Dataset extract »
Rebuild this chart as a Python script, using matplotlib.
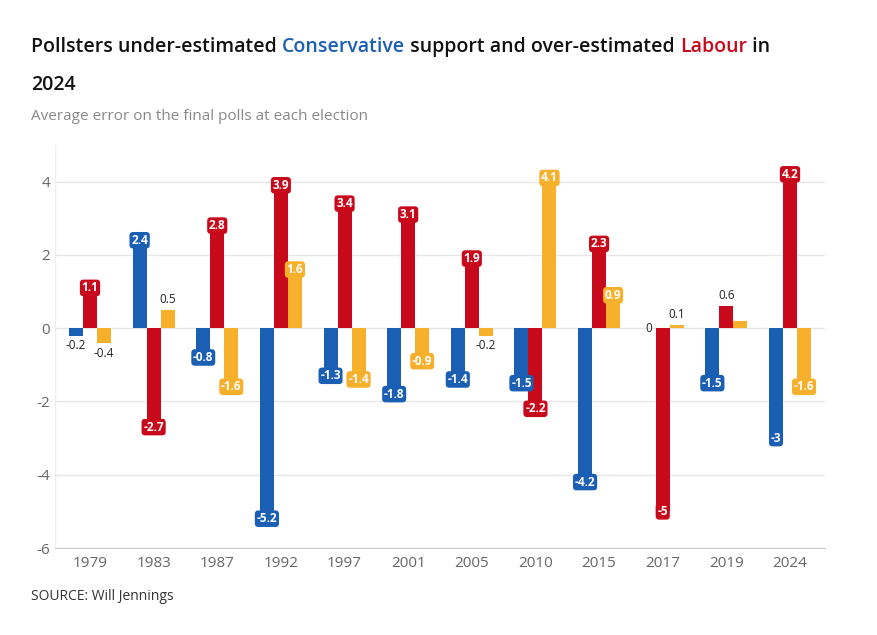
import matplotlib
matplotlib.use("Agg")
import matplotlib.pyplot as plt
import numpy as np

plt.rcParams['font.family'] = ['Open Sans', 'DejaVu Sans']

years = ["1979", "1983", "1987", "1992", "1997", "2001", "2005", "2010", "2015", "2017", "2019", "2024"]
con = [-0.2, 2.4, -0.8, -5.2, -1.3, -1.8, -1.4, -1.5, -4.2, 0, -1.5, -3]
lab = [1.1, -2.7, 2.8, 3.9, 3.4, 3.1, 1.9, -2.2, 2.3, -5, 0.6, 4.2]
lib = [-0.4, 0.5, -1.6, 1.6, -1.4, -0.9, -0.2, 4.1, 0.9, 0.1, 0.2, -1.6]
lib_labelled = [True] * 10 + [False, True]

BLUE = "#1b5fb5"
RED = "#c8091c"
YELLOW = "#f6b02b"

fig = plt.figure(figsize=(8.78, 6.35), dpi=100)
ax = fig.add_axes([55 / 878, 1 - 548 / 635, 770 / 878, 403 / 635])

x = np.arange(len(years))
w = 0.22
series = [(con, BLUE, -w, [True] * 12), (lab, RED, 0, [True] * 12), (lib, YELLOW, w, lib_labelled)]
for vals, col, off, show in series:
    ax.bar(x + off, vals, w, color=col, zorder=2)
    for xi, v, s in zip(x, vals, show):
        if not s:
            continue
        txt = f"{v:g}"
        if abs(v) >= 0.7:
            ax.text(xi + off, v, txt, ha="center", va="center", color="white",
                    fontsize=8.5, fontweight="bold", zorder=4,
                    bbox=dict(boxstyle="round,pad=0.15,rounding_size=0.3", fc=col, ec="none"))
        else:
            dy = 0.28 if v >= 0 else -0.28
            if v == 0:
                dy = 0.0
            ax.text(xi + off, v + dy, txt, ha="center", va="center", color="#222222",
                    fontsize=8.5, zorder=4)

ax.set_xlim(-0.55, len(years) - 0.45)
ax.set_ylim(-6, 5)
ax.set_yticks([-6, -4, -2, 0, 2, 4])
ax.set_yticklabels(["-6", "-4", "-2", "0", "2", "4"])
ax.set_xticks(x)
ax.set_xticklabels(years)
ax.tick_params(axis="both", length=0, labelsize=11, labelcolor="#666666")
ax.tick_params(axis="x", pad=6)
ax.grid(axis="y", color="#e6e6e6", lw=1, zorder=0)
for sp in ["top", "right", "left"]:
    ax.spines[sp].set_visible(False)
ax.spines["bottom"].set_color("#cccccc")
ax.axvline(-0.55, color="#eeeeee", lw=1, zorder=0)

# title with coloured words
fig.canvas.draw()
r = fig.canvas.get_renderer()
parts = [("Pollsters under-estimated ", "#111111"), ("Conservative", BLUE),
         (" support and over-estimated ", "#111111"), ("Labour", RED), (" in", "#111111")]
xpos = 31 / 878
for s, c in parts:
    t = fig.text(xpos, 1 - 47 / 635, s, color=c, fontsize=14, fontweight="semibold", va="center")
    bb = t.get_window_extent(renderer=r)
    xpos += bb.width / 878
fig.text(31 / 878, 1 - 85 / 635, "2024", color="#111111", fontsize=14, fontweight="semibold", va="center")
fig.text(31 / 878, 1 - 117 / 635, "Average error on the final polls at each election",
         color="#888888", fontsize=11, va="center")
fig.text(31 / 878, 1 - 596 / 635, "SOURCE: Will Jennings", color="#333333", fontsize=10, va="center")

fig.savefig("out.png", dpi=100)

Work to do »
Pick out the lines that include the word "matplotlib" and write them out.

Solution »
Rebuild this chart as a Python script, using matplotlib.
import matplotlib
matplotlib.use("Agg")
import matplotlib.pyplot as plt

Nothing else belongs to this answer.